═══ Entries supplied

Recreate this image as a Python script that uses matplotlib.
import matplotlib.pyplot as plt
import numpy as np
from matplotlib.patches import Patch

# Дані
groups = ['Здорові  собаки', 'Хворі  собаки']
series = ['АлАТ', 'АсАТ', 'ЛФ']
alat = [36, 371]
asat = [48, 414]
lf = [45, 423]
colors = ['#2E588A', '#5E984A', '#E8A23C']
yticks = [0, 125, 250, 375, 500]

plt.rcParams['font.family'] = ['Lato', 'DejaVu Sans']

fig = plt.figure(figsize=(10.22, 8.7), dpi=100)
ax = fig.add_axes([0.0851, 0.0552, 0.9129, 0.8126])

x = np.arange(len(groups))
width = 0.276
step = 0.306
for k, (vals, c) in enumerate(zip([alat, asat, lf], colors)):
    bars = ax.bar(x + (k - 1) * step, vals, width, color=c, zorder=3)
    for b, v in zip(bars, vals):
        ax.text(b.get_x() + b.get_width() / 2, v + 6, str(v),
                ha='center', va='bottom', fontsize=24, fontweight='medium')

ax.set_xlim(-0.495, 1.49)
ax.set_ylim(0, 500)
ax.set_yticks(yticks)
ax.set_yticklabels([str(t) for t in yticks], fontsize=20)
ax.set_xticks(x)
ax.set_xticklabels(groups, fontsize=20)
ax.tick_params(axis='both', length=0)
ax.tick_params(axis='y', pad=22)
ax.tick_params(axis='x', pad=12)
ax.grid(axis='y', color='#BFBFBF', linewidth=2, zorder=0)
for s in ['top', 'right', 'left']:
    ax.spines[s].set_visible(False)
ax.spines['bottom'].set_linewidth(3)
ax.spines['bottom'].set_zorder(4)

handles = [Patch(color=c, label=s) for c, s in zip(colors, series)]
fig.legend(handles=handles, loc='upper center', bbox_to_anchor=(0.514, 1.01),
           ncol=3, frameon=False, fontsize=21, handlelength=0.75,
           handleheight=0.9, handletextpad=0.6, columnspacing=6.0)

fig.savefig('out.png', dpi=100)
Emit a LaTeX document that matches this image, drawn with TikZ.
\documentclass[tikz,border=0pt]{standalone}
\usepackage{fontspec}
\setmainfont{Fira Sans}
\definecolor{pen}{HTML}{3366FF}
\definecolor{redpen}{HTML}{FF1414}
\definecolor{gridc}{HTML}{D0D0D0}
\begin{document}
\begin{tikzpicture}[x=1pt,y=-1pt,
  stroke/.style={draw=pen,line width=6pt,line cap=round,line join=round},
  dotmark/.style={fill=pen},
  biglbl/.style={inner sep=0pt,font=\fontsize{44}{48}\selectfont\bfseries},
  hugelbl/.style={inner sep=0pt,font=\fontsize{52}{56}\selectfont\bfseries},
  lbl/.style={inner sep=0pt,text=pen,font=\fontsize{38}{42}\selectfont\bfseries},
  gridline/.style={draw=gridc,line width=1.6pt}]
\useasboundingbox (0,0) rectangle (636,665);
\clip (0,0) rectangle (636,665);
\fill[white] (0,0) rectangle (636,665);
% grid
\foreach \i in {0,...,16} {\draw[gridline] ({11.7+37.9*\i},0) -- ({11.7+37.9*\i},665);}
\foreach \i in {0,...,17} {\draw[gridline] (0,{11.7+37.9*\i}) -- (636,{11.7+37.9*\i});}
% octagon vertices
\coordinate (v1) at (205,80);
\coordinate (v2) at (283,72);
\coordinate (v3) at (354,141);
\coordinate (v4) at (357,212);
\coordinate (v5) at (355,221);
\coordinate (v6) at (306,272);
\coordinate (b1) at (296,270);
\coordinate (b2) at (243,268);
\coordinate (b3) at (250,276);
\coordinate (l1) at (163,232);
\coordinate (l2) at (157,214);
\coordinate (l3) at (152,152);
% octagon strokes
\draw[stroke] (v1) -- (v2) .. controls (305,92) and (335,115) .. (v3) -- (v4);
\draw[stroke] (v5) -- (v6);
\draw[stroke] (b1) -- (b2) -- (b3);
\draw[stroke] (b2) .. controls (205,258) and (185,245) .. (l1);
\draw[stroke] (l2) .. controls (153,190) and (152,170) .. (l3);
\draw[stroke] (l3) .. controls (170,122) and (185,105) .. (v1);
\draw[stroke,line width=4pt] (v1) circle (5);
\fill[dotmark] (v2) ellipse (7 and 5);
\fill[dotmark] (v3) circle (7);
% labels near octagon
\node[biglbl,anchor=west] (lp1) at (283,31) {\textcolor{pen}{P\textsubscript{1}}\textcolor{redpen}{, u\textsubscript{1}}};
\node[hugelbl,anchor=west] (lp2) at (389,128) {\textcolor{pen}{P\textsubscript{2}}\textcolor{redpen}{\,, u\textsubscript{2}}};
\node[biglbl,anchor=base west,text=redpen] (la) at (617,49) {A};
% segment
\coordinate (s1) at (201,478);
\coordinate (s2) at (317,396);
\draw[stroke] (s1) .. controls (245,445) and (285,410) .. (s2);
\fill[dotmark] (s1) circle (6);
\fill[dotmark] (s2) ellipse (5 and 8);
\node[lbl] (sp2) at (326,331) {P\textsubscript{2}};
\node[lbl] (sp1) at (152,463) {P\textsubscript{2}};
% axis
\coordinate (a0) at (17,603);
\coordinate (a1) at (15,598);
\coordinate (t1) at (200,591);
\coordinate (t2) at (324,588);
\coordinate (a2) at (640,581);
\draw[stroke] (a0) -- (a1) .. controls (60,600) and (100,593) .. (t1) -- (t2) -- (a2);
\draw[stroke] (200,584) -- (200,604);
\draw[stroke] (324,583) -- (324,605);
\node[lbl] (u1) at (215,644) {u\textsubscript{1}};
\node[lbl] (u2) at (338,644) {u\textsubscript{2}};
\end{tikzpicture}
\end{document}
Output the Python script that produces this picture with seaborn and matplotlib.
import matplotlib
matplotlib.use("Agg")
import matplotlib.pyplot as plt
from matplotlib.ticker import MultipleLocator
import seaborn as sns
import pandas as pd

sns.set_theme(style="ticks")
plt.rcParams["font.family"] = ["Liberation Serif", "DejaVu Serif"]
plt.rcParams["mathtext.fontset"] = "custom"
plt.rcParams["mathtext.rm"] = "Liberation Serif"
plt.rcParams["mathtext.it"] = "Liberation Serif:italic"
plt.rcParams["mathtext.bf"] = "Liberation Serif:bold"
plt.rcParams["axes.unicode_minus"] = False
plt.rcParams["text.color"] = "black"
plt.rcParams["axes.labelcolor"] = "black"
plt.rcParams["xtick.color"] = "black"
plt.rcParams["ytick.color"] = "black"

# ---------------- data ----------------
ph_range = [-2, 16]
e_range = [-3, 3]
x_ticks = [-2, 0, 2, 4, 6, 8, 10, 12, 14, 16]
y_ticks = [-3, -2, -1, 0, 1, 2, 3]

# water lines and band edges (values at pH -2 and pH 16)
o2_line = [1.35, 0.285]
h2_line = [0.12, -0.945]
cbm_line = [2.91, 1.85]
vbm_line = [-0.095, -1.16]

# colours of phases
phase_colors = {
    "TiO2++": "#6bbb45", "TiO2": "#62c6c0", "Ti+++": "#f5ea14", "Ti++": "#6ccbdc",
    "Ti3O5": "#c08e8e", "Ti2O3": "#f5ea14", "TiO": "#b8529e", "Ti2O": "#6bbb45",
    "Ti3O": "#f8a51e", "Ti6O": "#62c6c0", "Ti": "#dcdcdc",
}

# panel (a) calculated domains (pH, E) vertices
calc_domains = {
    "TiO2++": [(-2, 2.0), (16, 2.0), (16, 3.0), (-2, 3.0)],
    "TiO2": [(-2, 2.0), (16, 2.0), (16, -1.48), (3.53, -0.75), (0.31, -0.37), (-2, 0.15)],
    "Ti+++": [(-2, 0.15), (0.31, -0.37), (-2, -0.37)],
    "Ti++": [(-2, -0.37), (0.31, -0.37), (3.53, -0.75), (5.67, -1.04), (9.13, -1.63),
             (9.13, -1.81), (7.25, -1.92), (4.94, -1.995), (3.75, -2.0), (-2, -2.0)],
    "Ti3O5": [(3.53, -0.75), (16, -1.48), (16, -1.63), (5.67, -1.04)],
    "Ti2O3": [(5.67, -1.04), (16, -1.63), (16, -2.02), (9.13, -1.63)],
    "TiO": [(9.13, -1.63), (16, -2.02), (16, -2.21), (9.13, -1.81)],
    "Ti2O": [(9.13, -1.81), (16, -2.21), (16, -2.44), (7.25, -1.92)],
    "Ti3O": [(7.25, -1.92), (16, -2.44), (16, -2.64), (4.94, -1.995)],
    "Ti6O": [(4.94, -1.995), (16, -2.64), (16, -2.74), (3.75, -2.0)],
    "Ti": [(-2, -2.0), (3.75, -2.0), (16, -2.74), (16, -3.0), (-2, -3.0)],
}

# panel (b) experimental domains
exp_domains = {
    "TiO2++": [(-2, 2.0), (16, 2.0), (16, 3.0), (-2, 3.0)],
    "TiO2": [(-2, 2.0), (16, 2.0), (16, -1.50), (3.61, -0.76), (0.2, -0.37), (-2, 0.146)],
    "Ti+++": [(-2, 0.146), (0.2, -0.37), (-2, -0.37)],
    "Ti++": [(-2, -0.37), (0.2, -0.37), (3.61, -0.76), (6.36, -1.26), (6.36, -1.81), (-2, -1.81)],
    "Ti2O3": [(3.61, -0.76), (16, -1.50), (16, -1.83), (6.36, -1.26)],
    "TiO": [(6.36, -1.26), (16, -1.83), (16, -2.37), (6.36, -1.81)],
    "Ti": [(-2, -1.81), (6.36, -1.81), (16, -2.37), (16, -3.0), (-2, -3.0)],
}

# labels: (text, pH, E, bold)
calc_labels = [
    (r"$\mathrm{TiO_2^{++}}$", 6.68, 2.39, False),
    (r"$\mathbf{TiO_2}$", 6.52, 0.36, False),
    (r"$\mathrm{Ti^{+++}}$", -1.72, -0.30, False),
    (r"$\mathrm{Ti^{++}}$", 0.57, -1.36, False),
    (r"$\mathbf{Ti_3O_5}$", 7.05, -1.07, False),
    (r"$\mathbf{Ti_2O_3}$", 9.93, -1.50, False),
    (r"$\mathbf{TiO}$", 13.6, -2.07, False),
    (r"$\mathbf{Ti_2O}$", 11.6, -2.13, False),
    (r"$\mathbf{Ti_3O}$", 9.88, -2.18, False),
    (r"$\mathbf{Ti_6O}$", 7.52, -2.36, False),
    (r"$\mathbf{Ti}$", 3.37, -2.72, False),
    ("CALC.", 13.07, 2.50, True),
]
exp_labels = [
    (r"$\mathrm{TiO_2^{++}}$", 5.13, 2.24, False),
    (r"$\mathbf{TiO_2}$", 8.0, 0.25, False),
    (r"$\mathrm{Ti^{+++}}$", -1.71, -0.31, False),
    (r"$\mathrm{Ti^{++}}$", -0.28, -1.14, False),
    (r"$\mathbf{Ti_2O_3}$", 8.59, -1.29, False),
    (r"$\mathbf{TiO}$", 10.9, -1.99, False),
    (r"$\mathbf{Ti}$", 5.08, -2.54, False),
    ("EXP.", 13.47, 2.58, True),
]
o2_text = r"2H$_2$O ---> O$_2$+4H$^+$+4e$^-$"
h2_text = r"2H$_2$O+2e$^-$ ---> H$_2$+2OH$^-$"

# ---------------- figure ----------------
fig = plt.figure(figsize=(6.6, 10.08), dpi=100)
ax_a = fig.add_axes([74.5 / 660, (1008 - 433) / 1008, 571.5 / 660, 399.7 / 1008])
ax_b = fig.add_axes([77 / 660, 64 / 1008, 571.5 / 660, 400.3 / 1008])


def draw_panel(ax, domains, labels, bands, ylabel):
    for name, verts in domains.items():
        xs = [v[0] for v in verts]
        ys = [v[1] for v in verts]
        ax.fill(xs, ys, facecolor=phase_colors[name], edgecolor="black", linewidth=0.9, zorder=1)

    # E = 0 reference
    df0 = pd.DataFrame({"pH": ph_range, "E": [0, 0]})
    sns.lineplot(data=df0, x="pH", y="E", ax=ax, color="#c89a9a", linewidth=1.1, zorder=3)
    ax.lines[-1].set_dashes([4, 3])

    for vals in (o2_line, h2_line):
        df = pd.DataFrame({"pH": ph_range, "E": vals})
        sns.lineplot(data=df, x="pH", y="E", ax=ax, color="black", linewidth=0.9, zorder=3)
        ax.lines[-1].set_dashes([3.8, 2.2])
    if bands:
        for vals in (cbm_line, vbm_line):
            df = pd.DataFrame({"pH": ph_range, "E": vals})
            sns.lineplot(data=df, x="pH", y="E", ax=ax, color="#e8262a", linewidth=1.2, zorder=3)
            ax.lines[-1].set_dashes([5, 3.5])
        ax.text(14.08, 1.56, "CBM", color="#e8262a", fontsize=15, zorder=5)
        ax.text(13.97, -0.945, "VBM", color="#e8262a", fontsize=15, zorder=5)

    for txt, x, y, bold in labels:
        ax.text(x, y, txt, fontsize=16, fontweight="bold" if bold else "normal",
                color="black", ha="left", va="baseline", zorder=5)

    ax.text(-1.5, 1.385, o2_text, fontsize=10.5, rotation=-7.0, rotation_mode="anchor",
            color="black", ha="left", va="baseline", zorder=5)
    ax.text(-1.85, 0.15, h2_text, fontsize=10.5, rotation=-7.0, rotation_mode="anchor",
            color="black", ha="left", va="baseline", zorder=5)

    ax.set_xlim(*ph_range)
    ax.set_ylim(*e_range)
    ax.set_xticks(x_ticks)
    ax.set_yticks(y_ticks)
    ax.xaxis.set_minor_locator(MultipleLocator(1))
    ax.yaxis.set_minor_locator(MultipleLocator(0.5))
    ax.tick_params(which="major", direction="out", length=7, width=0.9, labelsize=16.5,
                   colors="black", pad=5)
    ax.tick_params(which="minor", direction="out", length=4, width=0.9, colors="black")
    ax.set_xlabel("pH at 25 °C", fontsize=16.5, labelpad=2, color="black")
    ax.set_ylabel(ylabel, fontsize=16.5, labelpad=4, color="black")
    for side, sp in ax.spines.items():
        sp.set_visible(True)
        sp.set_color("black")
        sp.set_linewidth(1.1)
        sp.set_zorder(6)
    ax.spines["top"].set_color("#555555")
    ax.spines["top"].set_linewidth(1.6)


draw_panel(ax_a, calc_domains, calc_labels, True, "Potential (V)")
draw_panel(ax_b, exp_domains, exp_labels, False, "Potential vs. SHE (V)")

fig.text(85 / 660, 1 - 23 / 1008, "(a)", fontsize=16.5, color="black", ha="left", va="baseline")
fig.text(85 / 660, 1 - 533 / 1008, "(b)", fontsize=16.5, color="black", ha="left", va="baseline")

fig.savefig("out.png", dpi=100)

══════

> **Requirements**: Return the entries above unchanged, starting at the first line and stopping after the line with "ax = fig.add_axes([0.0851, 0.0552, 0.9129, 0.8126])".

> **Result**:
Recreate this image as a Python script that uses matplotlib.
import matplotlib.pyplot as plt
import numpy as np
from matplotlib.patches import Patch

# Дані
groups = ['Здорові  собаки', 'Хворі  собаки']
series = ['АлАТ', 'АсАТ', 'ЛФ']
alat = [36, 371]
asat = [48, 414]
lf = [45, 423]
colors = ['#2E588A', '#5E984A', '#E8A23C']
yticks = [0, 125, 250, 375, 500]

plt.rcParams['font.family'] = ['Lato', 'DejaVu Sans']

fig = plt.figure(figsize=(10.22, 8.7), dpi=100)
ax = fig.add_axes([0.0851, 0.0552, 0.9129, 0.8126])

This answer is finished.